Handwriting generation is an important direction in computer vision and natural language processing.Traditional models such as AE, VAE, and GAN have gradually developed, while diffusion models have attracted much attention due to their better generation quality and stability. At present, advanced methods include GANwriting, which extracts writing styles through style encoders and generates texts with matching styles and accurate content; VATr++ combines visual perception modules with Transformer architecture, and uses multi-level conditional control and hybrid attention mechanisms to achieve accurate imitation of complex handwriting styles; WordStylist combines semantic information and style features based on the latent diffusion model (LDM) to generate texts with accurate styles; DiffusionPen generates handwritten images by denoising in the latent space through content encoding and style encoding to ensure consistency of content and style; DiffCJK combines conditional diffusion models and language-specific knowledge to achieve high-quality generation with excellent local details and global structures based on the characteristics of Chinese, Japanese, and Korean characters.
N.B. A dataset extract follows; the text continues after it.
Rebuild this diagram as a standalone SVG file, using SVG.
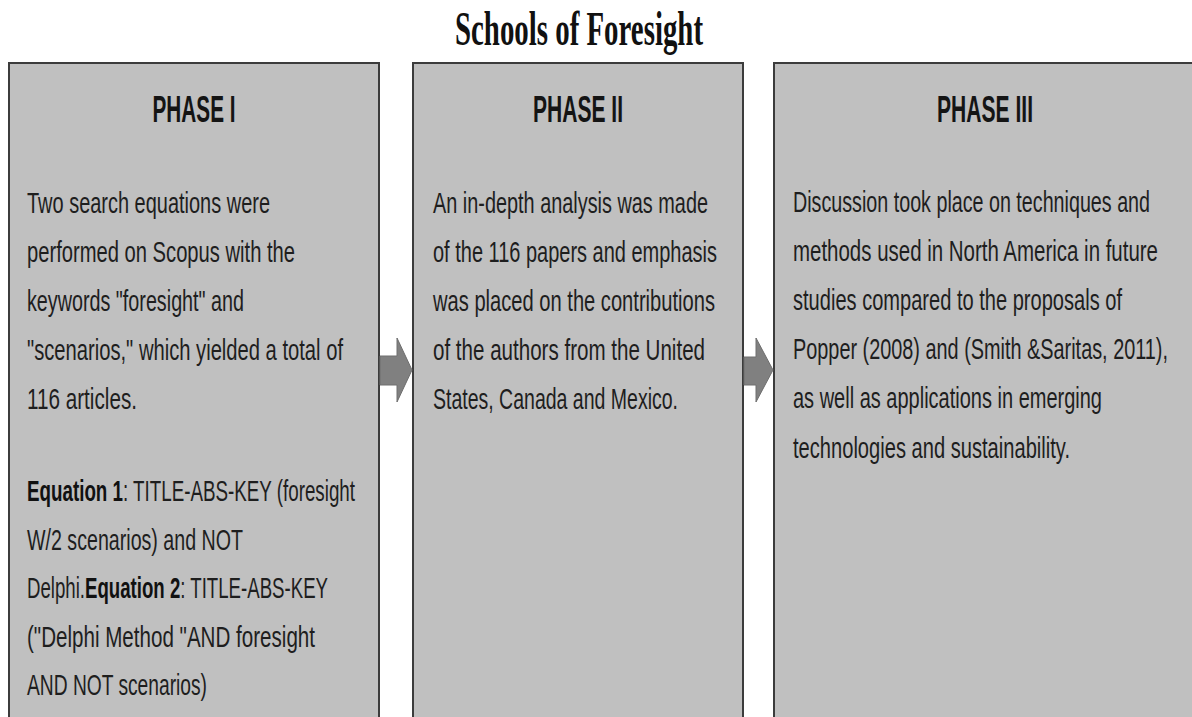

Although LDM performs well in generation quality and multi-language support, it still faces challenges such as insufficient efficiency, poor adaptability to few samples, and limited style diversity.

In this work, I want to generate Styled handwritten images based on LDM at the word level to further improve the generation efficiency, enhance the style generalization ability, and achieve more refined style control.

The implementation will be done in Python / Pytorch.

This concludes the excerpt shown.